There is to be no "national prescription" for guidance, the Scottish Executive's review group has recommended in its long-awaited report, Happy, Safe and Achieving Their Potential. Its conclusions have been accepted by ministers.
Despite criticism of the guidance system and of personal and social education for pupils, the group suggests that there is effective practice in most schools."A range of models has been shown to be effective and local circumstances and needs should inform development without the need for national prescription," it states.
Peter Peacock, Education Minister, supported the concept of "a broad framework . . . to create caring school communities in which children and young people are seamlessly supported".
The reference group has opted for a 10-point "standard of personal support" for pupils, which Mr Peacock is urging all schools to establish. This will link support for pupils to the national education priorities and to the principles behind the curriculum review.

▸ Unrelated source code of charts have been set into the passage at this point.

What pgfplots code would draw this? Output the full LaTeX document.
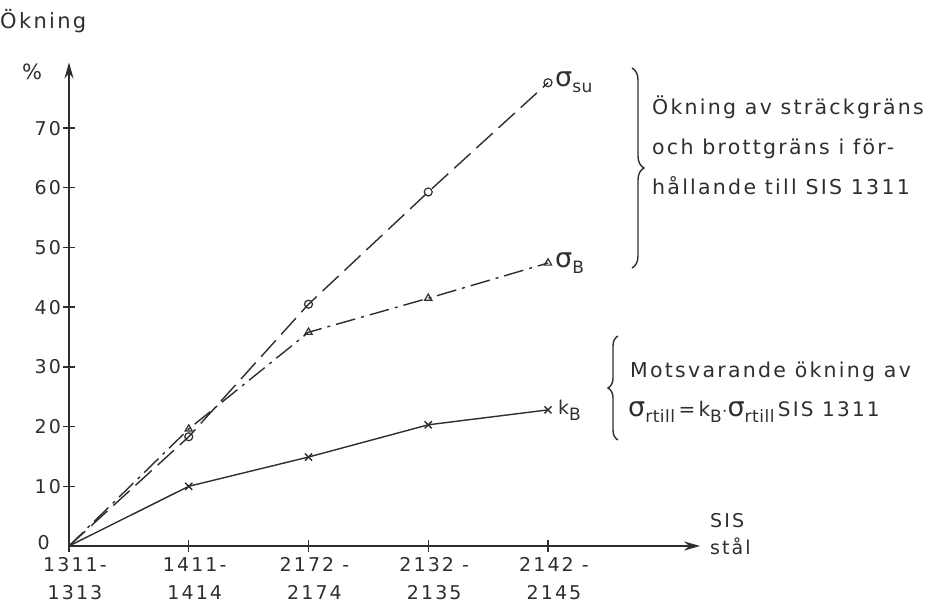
\documentclass[border=0pt]{standalone}
\usepackage{pgfplots}
\pgfplotsset{compat=1.18}
\usepackage{fontspec}
\setmainfont{DejaVu Sans}[LetterSpace=11]
\setsansfont{DejaVu Sans}[LetterSpace=11]
\newfontfamily\plain{DejaVu Sans}[LetterSpace=3]
\usetikzlibrary{arrows.meta,decorations.pathreplacing}
\definecolor{ink}{HTML}{2E2E2E}
\newcommand{\sub}[1]{\raisebox{-6pt}{\plain\fontsize{17}{17}\selectfont #1}}
\newcommand{\sig}{{\plain\fontsize{27}{27}\selectfont σ}}
\newcommand{\tl}[2]{\rule{0pt}{15pt}#1\\#2}
\begin{document}
\begin{tikzpicture}[font=\fontsize{19}{27}\selectfont, color=ink]
\useasboundingbox (0,0) rectangle (932pt,608pt);
\begin{axis}[
  anchor=origin, at={(69pt,62pt)},
  x=119.75pt, y=5.97pt, scale only axis,
  xmin=0, xmax=5.27, ymin=0, ymax=81,
  clip=false,
  axis lines=left,
  axis line style={line width=2.2pt, ink, -{Stealth[length=16pt,width=9pt]}},
  xtick={0,1,2,3,4},
  xticklabels={{\tl{1311-}{1313}},{\tl{1411-}{1414}},{\tl{2172 -}{2174}},{\tl{2132 -}{2135}},{\tl{2142 -}{2145}}},
  xticklabel style={align=center, anchor=north, font=\fontsize{19}{28}\selectfont, xshift=6pt, yshift=-1pt, text=ink},
  ytick={10,20,30,40,50,60,70},
  yticklabel style={font=\fontsize{19}{19}\selectfont, text=ink, xshift=1pt},
  /pgf/number format/assume math mode=true,
  tick align=center, major tick length=11pt,
  tick style={line width=1.4pt, ink},
  every axis plot/.append style={line width=1.4pt, ink},
]
% sigma_su
\addplot[dash pattern=on 22pt off 8pt, mark=o, mark size=4pt, mark indices={2,3,4,5},
  mark options={solid, line width=1.2pt, fill=white}]
  coordinates {(0,0) (1,18.3) (2,40.5) (3,59.3) (4,77.6)};
% sigma_B
\addplot[dash pattern=on 20pt off 6pt on 3pt off 6pt, mark=triangle, mark size=4.2pt, mark indices={2,3,4,5},
  mark options={solid, line width=1.2pt, fill=white}]
  coordinates {(0,0) (1,19.6) (2,35.8) (3,41.5) (4,47.4)};
% k_B
\addplot[solid, mark=x, mark size=5pt, mark indices={2,3,4,5},
  mark options={solid, line width=1.4pt}]
  coordinates {(0,0) (1,10) (2,14.9) (3,20.3) (4,22.8)};
\node[anchor=east, inner sep=0pt] at (axis cs:0,0) [xshift=-19pt, yshift=3pt] {0};
\node[anchor=west, inner sep=0pt] at (axis cs:4,77.6) [xshift=7pt] {\sig\sub{su}};
\node[anchor=west, inner sep=0pt] at (axis cs:4,47.4) [xshift=7pt] {\sig\sub{B}};
\node[anchor=west, inner sep=0pt] at (axis cs:4,22.8) [xshift=10pt] {k\sub{B}};
\end{axis}
\node[anchor=west, inner sep=0pt, font=\fontsize{21}{21}\selectfont] at (0pt,587pt) {Ökning};
\node[inner sep=0pt, font=\fontsize{21}{21}\selectfont] at (32pt,536pt) {\%};
\node[anchor=west, inner sep=0pt, align=left] at (710pt,74pt) {SIS\\stål};
% braces
\draw[line width=1.4pt, decorate, decoration={brace, amplitude=12pt}] (632pt,540pt) -- (632pt,340pt);
\node[anchor=west, inner sep=0pt, align=left, font=\fontsize{20.5}{40}\selectfont] at (652pt,463pt) {Ökning av sträckgräns\\och brottgräns i för-\\hållande till SIS 1311};
\draw[line width=1.4pt, decorate, decoration={brace, amplitude=10pt}] (618pt,168pt) -- (618pt,272pt);
\node[anchor=west, inner sep=0pt, font=\fontsize{20.5}{20}\selectfont] at (630pt,236pt) {Motsvarande ökning av};
\node[anchor=west, inner sep=0pt, font=\fontsize{20}{20}\selectfont] at (628pt,196pt) {\sig\sub{rtill}\,=\,k\sub{B}$\cdot$\sig\sub{rtill}\,SIS 1311};
\end{tikzpicture}
\end{document}
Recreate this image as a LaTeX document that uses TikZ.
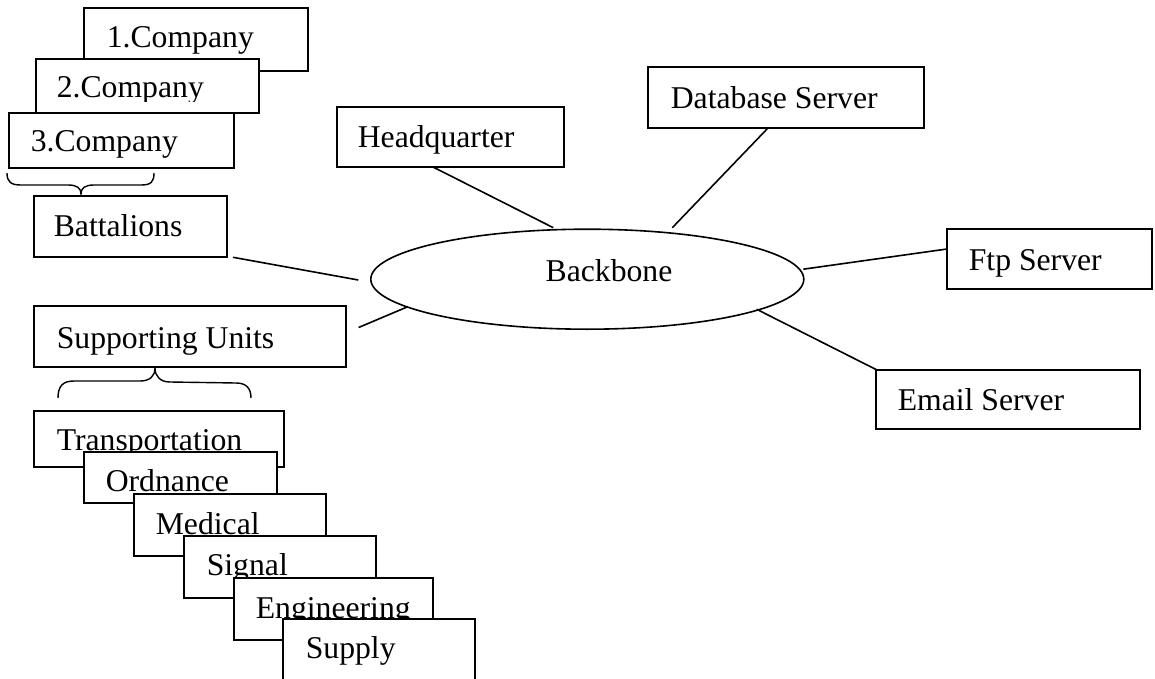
\documentclass[tikz,border=0pt]{standalone}
\usepackage{fontspec}
\setmainfont{Liberation Serif}
\usetikzlibrary{calc,shapes.geometric}
\begin{document}
\begin{tikzpicture}[x=1pt,y=-1pt,
  line width=1.6pt,
  box/.style={draw,fill=white,rectangle,inner sep=0pt,outer sep=0pt,anchor=north west},
  lbl/.style={inner sep=0pt,anchor=base west,font=\fontsize{31.7}{38}\selectfont},
  wire/.style={draw},
  brc/.style={draw,line width=1.4pt}]
\clip (0,0) rectangle (1155,679);
\fill[white] (0,0) rectangle (1155,679);

% companies
\node[box,minimum width=224pt,minimum height=63pt] (c1) at (84,8) {};
\node[lbl] (c1t) at ($(c1.north west)+(22,40)$) {1.Company};
\node[box,minimum width=223pt,minimum height=54pt] (c2) at (36,59) {};
\begin{scope}
  \clip (36,59) rectangle (259,102);
  \node[lbl] (c2t) at ($(c2.north west)+(20,39)$) {2.Company};
\end{scope}
\node[box,minimum width=225pt,minimum height=55pt] (c3) at (9,113) {};
\node[lbl] (c3t) at ($(c3.north west)+(21,39)$) {3.Company};

% brace under the companies
\draw[brc] (7,173) .. controls (7,182) and (11,185) .. (21,185) -- (68,185)
  .. controls (77,185) and (81,188) .. (81,194)
  .. controls (81,188) and (85,185) .. (94,185) -- (141,185)
  .. controls (151,185) and (154,182) .. (154,173);

\node[box,minimum width=193pt,minimum height=61pt] (bat) at (34,196) {};
\node[lbl] (batt) at ($(bat.north west)+(19,40)$) {Battalions};

% supporting units
\node[box,minimum width=312pt,minimum height=61pt] (sup) at (34,306) {};
\node[lbl] (supt) at ($(sup.north west)+(22,42)$) {Supporting Units};

\draw[brc] (58,398) .. controls (58,386) and (63,381) .. (74,381) -- (140,381)
  .. controls (150,381) and (155,376) .. (155,368)
  .. controls (155,376) and (160,382) .. (170,382) -- (236,383)
  .. controls (246,383) and (251,388) .. (251,398);

\node[box,minimum width=250pt,minimum height=56pt] (tra) at (34,411) {};
\node[lbl] (trat) at ($(tra.north west)+(22,39)$) {Transportation};
\node[box,minimum width=193pt,minimum height=51pt] (ord) at (84,452) {};
\node[lbl] (ordt) at ($(ord.north west)+(21,39.5)$) {Ordnance};
\node[box,minimum width=192pt,minimum height=62pt] (med) at (134,494) {};
\node[lbl] (medt) at ($(med.north west)+(21,40.5)$) {Medical};
\node[box,minimum width=192pt,minimum height=62pt] (sig) at (184,536) {};
\node[lbl] (sigt) at ($(sig.north west)+(22,39)$) {Signal};
\node[box,minimum width=199pt,minimum height=62pt] (eng) at (234,578) {};
\node[lbl] (engt) at ($(eng.north west)+(21,40)$) {Engineering};
\node[box,minimum width=192pt,minimum height=90pt] (spl) at (283,619) {};
\node[lbl] (splt) at ($(spl.north west)+(22,39)$) {Supply};

% backbone
\node[draw,ellipse,inner sep=0pt,outer sep=0pt,minimum width=433pt,minimum height=100pt] (bb) at (587.3,279.2) {};
\node[inner sep=0pt,anchor=base,font=\fontsize{31.7}{38}\selectfont] (bbt) at (609,281.7) {Backbone};

% servers and headquarter
\node[box,minimum width=227pt,minimum height=60pt] (hq) at (337,107) {};
\node[lbl] (hqt) at ($(hq.north west)+(20,41)$) {Headquarter};
\node[box,minimum width=276pt,minimum height=61pt] (db) at (648,67) {};
\node[lbl] (dbt) at ($(db.north west)+(22,41.5)$) {Database Server};
\node[box,minimum width=205pt,minimum height=60pt] (ftp) at (947,229) {};
\node[lbl] (ftpt) at ($(ftp.north west)+(21,41)$) {Ftp Server};
\node[box,minimum width=264pt,minimum height=59pt] (mail) at (876,370) {};
\node[lbl] (mailt) at ($(mail.north west)+(21,40)$) {Email Server};

% links to the backbone
\coordinate (hq-a) at ($(hq.south west)+(96,0)$);
\coordinate (bb-hq) at ($(bb.center)+(-34,-51.5)$);
\coordinate (db-a) at ($(db.south west)+(120,0)$);
\coordinate (bb-db) at ($(bb.center)+(85,-51.5)$);
\coordinate (bat-a) at ($(bat.south east)+(6,0.3)$);
\coordinate (bb-bat) at ($(bb.center)+(-229,0.8)$);
\coordinate (sup-a) at ($(sup.east)+(12.6,-9)$);
\coordinate (bb-sup) at ($(bb.center)+(-179.5,27.5)$);
\coordinate (bb-ftp) at ($(bb.center)+(216,-10)$);
\coordinate (ftp-a) at ($(ftp.west)+(0,-10)$);
\coordinate (bb-mail) at ($(bb.center)+(169.4,30.1)$);
\coordinate (mail-a) at ($(mail.north west)+(1,0)$);

\draw[wire] (hq-a) -- (bb-hq);
\draw[wire] (db-a) -- (bb-db);
\draw[wire] (bat-a) -- (bb-bat);
\draw[wire] (sup-a) -- (bb-sup);
\draw[wire] (bb-ftp) -- (ftp-a);
\draw[wire] (bb-mail) -- (mail-a);
\end{tikzpicture}
\end{document}
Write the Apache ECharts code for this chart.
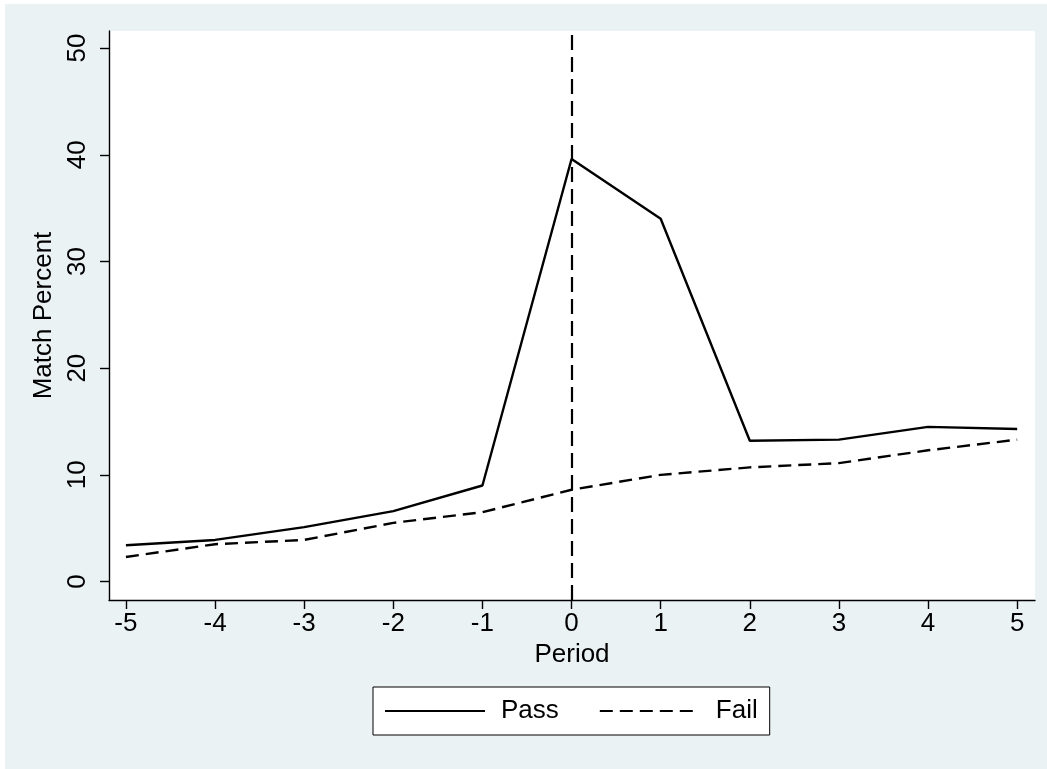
<!DOCTYPE html>
<html>
<head>
<meta charset="utf-8">
<script src="https://cdn.jsdelivr.net/npm/echarts@6/dist/echarts.min.js"></script>
<style>
  html, body { margin: 0; padding: 0; background: #ffffff; }
  #bg { position: absolute; left: 5px; top: 4px; width: 1042px; height: 765px; background: #EAF2F3; }
  #chart { position: absolute; left: 0; top: 0; width: 1047px; height: 769px; }
</style>
</head>
<body>
<div id="bg"></div>
<div id="chart"></div>
<script>
const periods = [-5, -4, -3, -2, -1, 0, 1, 2, 3, 4, 5];
const passValues = [3.4, 3.9, 5.1, 6.6, 9.0, 39.6, 34.0, 13.2, 13.3, 14.5, 14.3];
const failValues = [2.3, 3.5, 3.9, 5.5, 6.5, 8.6, 10.0, 10.7, 11.1, 12.3, 13.3];
const xTickLabels = [-5, -4, -3, -2, -1, 0, 1, 2, 3, 4, 5];
const yTickLabels = [0, 10, 20, 30, 40, 50];
const referenceLineX = 0;

const FONT = 'Liberation Sans';
const FS = 26;
const chart = echarts.init(document.getElementById('chart'));
const dash = [13, 7];

chart.setOption({
  backgroundColor: 'transparent',
  animation: false,
  textStyle: { fontFamily: FONT, color: '#000' },
  grid: {
    left: 109, top: 31, right: 12, bottom: 169,
    show: true, backgroundColor: '#ffffff', borderWidth: 0
  },
  xAxis: {
    type: 'value',
    min: -5.19, max: 5.2,
    name: 'Period',
    nameLocation: 'middle',
    nameGap: 40,
    nameTextStyle: { fontFamily: FONT, fontSize: FS, color: '#000' },
    axisLine: { show: true, onZero: false, lineStyle: { color: '#000', width: 1.4 } },
    axisTick: { show: true, length: 9, customValues: xTickLabels, lineStyle: { color: '#000', width: 1.4 } },
    axisLabel: { customValues: xTickLabels, fontFamily: FONT, fontSize: FS, color: '#000', margin: 11 },
    splitLine: { show: false }
  },
  yAxis: {
    type: 'value',
    min: -1.73, max: 51.6,
    name: 'Match Percent',
    nameLocation: 'middle',
    nameGap: 39,
    nameTextStyle: { fontFamily: FONT, fontSize: FS, color: '#000' },
    axisLine: { show: true, onZero: false, lineStyle: { color: '#000', width: 1.4 } },
    axisTick: { show: true, length: 9, customValues: yTickLabels, lineStyle: { color: '#000', width: 1.4 } },
    axisLabel: { customValues: yTickLabels, rotate: 90, fontFamily: FONT, fontSize: FS, color: '#000', margin: 18 },
    splitLine: { show: false }
  },
  legend: {
    left: 373, top: 687,
    orient: 'horizontal',
    backgroundColor: '#ffffff',
    borderColor: '#000', borderWidth: 1, borderRadius: 0,
    padding: [11, 12, 11, 11],
    itemWidth: 100, itemHeight: 20, itemGap: 40,
    itemStyle: { opacity: 0 },
    textStyle: { fontFamily: FONT, fontSize: FS, color: '#000', padding: [0, 0, 0, 11] },
    data: ['Pass', 'Fail']
  },
  series: [
    {
      name: 'Pass', type: 'line',
      data: periods.map((p, i) => [p, passValues[i]]),
      symbol: 'none', showSymbol: false,
      lineStyle: { color: '#000', width: 2.4, type: 'solid' },
      itemStyle: { color: '#000' },
      markLine: {
        silent: true, symbol: 'none',
        label: { show: false },
        lineStyle: { color: '#000', width: 2.2, type: [15, 7] },
        data: [{ xAxis: referenceLineX }]
      }
    },
    {
      name: 'Fail', type: 'line',
      data: periods.map((p, i) => [p, failValues[i]]),
      symbol: 'none', showSymbol: false,
      lineStyle: { color: '#000', width: 2.4, type: dash },
      itemStyle: { color: '#000' }
    }
  ]
});
</script>
</body>
</html>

The new standard covers existing aspects of guidance such as career planning, personal development and "healthy lifestyle choices", but extends it to other areas such as the inculcation of learning skills and participation in the life of the school.
The Educational Institute of Scotland described this as "a very ambitious agenda" and sought assurances that time and resources for teachers would be forthcoming.
"The report suggests a significant shift in the way in which pupils are being supported," Ronnie Smith, the union's general secretary, said. "It means that all teachers will have to be involved in the process of change to ensure that these plans are successfully implemented."
Mr Smith also warned that the role envisaged for class teachers had to be set against the research findings which were carried out as part of the review, indicating that only half of teachers considered pupil support to be part of their job (although this view was confined to the secondary sector).
The review group reported none the less that its research, as well as HMI reports, "found that children, young people and parents were satisfied with the way support and guidance was delivered, regardless of the way in which it was structured".
Staff were also said to agree that all teachers should play their part in pastoral care. The group noted that primary staff in particular regarded pupil support as a core part of classroom duties. It went on to conclude:
"Of the different models of delivering pupil support and guidance in secondary schools, no particular model emerged as more effective."
The report observes that simply increasing the number of specialist guidance teachers did not necessarily increase pupils' use of that support.
It found backing for the emerging concept of "extended pupil support", which involved professionals from other agencies as well as school staff.
Frank Lennon, headteacher of St Modan's High in Stirling, who was a member of the review group, said that effective staff development was crucial if secondary teachers were to be persuaded that they had a broader role beyond their own subject.